#### MATERIAL FOR THE TASK

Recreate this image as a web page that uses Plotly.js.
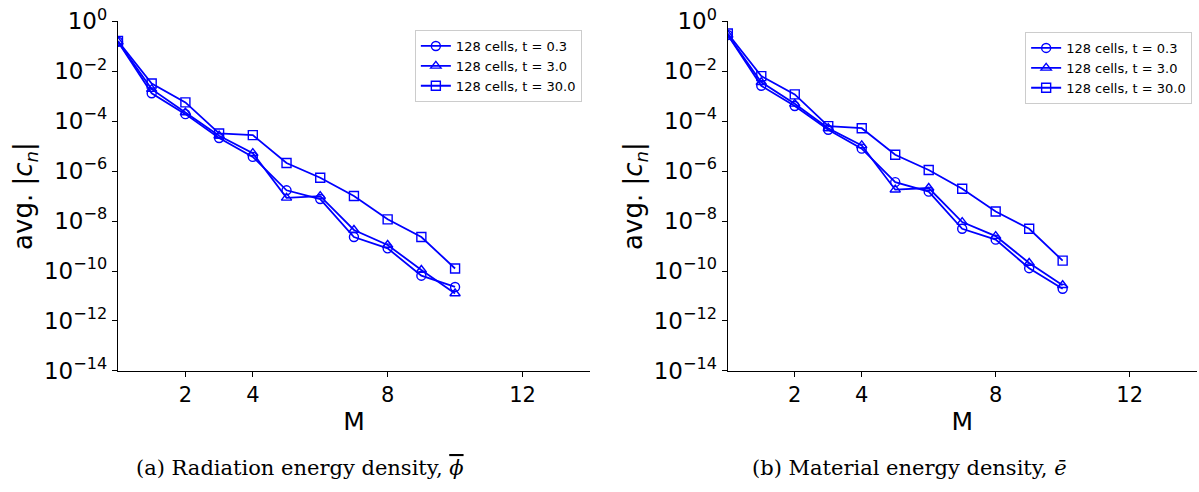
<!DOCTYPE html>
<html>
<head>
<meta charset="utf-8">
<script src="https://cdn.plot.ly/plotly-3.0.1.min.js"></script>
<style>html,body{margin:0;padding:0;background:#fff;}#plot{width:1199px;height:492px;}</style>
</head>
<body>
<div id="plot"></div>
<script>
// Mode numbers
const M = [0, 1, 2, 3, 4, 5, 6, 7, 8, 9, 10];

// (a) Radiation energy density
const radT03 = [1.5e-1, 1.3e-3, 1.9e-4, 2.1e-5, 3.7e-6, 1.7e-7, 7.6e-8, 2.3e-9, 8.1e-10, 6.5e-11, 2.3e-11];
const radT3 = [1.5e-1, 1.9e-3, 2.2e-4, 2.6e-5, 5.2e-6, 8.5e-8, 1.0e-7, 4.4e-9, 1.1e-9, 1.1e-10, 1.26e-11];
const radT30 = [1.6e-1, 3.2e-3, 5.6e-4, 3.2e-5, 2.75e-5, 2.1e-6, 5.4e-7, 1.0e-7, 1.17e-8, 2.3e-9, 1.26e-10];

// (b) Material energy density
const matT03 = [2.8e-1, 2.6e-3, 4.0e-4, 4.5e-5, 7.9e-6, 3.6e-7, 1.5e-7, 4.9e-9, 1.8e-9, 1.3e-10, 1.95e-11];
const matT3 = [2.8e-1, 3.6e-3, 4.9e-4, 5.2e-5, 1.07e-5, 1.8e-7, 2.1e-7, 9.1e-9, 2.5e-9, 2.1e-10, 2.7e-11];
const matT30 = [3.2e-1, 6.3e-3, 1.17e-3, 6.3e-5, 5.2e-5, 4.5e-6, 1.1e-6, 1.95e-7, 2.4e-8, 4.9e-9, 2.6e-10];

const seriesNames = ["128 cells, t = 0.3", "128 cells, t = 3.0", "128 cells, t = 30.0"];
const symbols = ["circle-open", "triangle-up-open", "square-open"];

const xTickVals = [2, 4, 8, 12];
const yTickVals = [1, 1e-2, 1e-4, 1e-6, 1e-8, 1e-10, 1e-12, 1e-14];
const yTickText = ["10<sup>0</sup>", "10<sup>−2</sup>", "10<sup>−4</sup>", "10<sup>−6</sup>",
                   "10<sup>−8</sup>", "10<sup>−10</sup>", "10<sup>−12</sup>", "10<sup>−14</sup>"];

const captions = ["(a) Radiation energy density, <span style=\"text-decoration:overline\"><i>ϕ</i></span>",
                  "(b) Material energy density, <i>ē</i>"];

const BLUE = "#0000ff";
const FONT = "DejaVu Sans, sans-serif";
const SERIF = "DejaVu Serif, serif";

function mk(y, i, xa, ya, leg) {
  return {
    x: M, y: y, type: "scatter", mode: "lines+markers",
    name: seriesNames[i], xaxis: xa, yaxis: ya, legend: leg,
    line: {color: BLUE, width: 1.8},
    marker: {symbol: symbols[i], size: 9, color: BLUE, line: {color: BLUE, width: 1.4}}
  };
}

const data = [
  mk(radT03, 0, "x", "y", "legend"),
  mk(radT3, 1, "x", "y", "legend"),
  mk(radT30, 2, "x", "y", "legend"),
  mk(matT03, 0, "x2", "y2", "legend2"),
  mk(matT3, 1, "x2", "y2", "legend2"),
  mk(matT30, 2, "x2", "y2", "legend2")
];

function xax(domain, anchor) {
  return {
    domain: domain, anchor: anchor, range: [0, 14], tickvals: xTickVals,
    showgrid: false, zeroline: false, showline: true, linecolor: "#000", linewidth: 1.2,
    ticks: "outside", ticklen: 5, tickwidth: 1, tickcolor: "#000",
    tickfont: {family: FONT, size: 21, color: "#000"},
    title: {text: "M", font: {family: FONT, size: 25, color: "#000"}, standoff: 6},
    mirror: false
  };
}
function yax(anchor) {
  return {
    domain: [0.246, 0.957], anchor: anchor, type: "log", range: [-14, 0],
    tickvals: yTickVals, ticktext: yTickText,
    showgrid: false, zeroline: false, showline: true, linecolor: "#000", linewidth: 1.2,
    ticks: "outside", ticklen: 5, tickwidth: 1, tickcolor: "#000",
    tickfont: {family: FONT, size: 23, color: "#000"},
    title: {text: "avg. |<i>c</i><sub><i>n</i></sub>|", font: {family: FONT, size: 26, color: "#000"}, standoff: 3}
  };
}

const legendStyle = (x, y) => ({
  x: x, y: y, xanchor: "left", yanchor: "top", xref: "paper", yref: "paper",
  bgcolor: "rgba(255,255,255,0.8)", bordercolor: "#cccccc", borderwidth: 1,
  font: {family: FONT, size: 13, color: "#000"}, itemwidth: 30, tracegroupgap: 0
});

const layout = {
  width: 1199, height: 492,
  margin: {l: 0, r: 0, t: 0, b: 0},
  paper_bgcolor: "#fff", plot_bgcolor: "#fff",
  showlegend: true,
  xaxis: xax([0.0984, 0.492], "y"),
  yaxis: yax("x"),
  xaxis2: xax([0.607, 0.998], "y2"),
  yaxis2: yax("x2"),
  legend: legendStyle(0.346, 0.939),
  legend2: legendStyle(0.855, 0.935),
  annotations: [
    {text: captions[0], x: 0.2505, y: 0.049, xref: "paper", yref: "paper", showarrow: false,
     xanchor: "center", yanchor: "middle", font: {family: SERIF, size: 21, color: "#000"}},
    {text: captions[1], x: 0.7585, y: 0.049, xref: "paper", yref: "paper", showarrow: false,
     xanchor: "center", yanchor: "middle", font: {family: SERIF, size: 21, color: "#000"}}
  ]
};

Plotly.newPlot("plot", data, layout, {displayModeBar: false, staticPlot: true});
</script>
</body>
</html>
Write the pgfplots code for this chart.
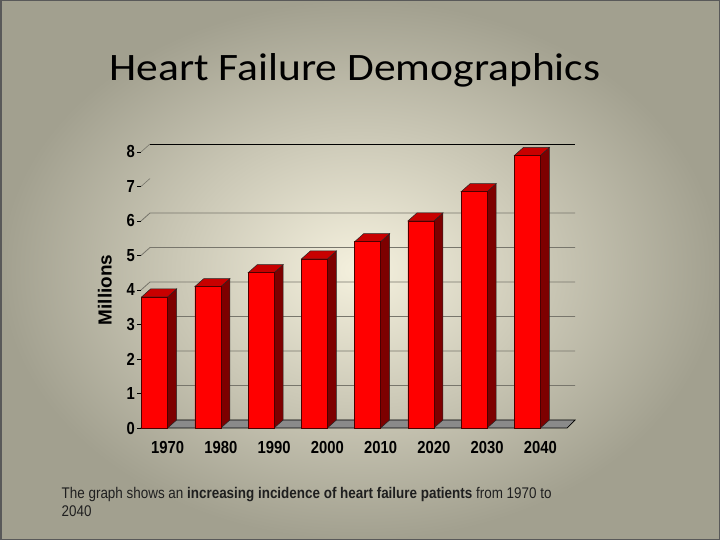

########

SET TASK
Write every record out again exactly; no pictures belong in the copy.

ANSWER TO THE PROBLEM
Recreate this image as a web page that uses Plotly.js.
<!DOCTYPE html>
<html>
<head>
<meta charset="utf-8">
<script src="https://cdn.plot.ly/plotly-3.0.1.min.js"></script>
<style>html,body{margin:0;padding:0;background:#fff;}#plot{width:1199px;height:492px;}</style>
</head>
<body>
<div id="plot"></div>
<script>
// Mode numbers
const M = [0, 1, 2, 3, 4, 5, 6, 7, 8, 9, 10];

// (a) Radiation energy density
const radT03 = [1.5e-1, 1.3e-3, 1.9e-4, 2.1e-5, 3.7e-6, 1.7e-7, 7.6e-8, 2.3e-9, 8.1e-10, 6.5e-11, 2.3e-11];
const radT3 = [1.5e-1, 1.9e-3, 2.2e-4, 2.6e-5, 5.2e-6, 8.5e-8, 1.0e-7, 4.4e-9, 1.1e-9, 1.1e-10, 1.26e-11];
const radT30 = [1.6e-1, 3.2e-3, 5.6e-4, 3.2e-5, 2.75e-5, 2.1e-6, 5.4e-7, 1.0e-7, 1.17e-8, 2.3e-9, 1.26e-10];

// (b) Material energy density
const matT03 = [2.8e-1, 2.6e-3, 4.0e-4, 4.5e-5, 7.9e-6, 3.6e-7, 1.5e-7, 4.9e-9, 1.8e-9, 1.3e-10, 1.95e-11];
const matT3 = [2.8e-1, 3.6e-3, 4.9e-4, 5.2e-5, 1.07e-5, 1.8e-7, 2.1e-7, 9.1e-9, 2.5e-9, 2.1e-10, 2.7e-11];
const matT30 = [3.2e-1, 6.3e-3, 1.17e-3, 6.3e-5, 5.2e-5, 4.5e-6, 1.1e-6, 1.95e-7, 2.4e-8, 4.9e-9, 2.6e-10];

const seriesNames = ["128 cells, t = 0.3", "128 cells, t = 3.0", "128 cells, t = 30.0"];
const symbols = ["circle-open", "triangle-up-open", "square-open"];

const xTickVals = [2, 4, 8, 12];
const yTickVals = [1, 1e-2, 1e-4, 1e-6, 1e-8, 1e-10, 1e-12, 1e-14];
const yTickText = ["10<sup>0</sup>", "10<sup>−2</sup>", "10<sup>−4</sup>", "10<sup>−6</sup>",
                   "10<sup>−8</sup>", "10<sup>−10</sup>", "10<sup>−12</sup>", "10<sup>−14</sup>"];

const captions = ["(a) Radiation energy density, <span style=\"text-decoration:overline\"><i>ϕ</i></span>",
                  "(b) Material energy density, <i>ē</i>"];

const BLUE = "#0000ff";
const FONT = "DejaVu Sans, sans-serif";
const SERIF = "DejaVu Serif, serif";

function mk(y, i, xa, ya, leg) {
  return {
    x: M, y: y, type: "scatter", mode: "lines+markers",
    name: seriesNames[i], xaxis: xa, yaxis: ya, legend: leg,
    line: {color: BLUE, width: 1.8},
    marker: {symbol: symbols[i], size: 9, color: BLUE, line: {color: BLUE, width: 1.4}}
  };
}

const data = [
  mk(radT03, 0, "x", "y", "legend"),
  mk(radT3, 1, "x", "y", "legend"),
  mk(radT30, 2, "x", "y", "legend"),
  mk(matT03, 0, "x2", "y2", "legend2"),
  mk(matT3, 1, "x2", "y2", "legend2"),
  mk(matT30, 2, "x2", "y2", "legend2")
];

function xax(domain, anchor) {
  return {
    domain: domain, anchor: anchor, range: [0, 14], tickvals: xTickVals,
    showgrid: false, zeroline: false, showline: true, linecolor: "#000", linewidth: 1.2,
    ticks: "outside", ticklen: 5, tickwidth: 1, tickcolor: "#000",
    tickfont: {family: FONT, size: 21, color: "#000"},
    title: {text: "M", font: {family: FONT, size: 25, color: "#000"}, standoff: 6},
    mirror: false
  };
}
function yax(anchor) {
  return {
    domain: [0.246, 0.957], anchor: anchor, type: "log", range: [-14, 0],
    tickvals: yTickVals, ticktext: yTickText,
    showgrid: false, zeroline: false, showline: true, linecolor: "#000", linewidth: 1.2,
    ticks: "outside", ticklen: 5, tickwidth: 1, tickcolor: "#000",
    tickfont: {family: FONT, size: 23, color: "#000"},
    title: {text: "avg. |<i>c</i><sub><i>n</i></sub>|", font: {family: FONT, size: 26, color: "#000"}, standoff: 3}
  };
}

const legendStyle = (x, y) => ({
  x: x, y: y, xanchor: "left", yanchor: "top", xref: "paper", yref: "paper",
  bgcolor: "rgba(255,255,255,0.8)", bordercolor: "#cccccc", borderwidth: 1,
  font: {family: FONT, size: 13, color: "#000"}, itemwidth: 30, tracegroupgap: 0
});

const layout = {
  width: 1199, height: 492,
  margin: {l: 0, r: 0, t: 0, b: 0},
  paper_bgcolor: "#fff", plot_bgcolor: "#fff",
  showlegend: true,
  xaxis: xax([0.0984, 0.492], "y"),
  yaxis: yax("x"),
  xaxis2: xax([0.607, 0.998], "y2"),
  yaxis2: yax("x2"),
  legend: legendStyle(0.346, 0.939),
  legend2: legendStyle(0.855, 0.935),
  annotations: [
    {text: captions[0], x: 0.2505, y: 0.049, xref: "paper", yref: "paper", showarrow: false,
     xanchor: "center", yanchor: "middle", font: {family: SERIF, size: 21, color: "#000"}},
    {text: captions[1], x: 0.7585, y: 0.049, xref: "paper", yref: "paper", showarrow: false,
     xanchor: "center", yanchor: "middle", font: {family: SERIF, size: 21, color: "#000"}}
  ]
};

Plotly.newPlot("plot", data, layout, {displayModeBar: false, staticPlot: true});
</script>
</body>
</html>
Write the pgfplots code for this chart.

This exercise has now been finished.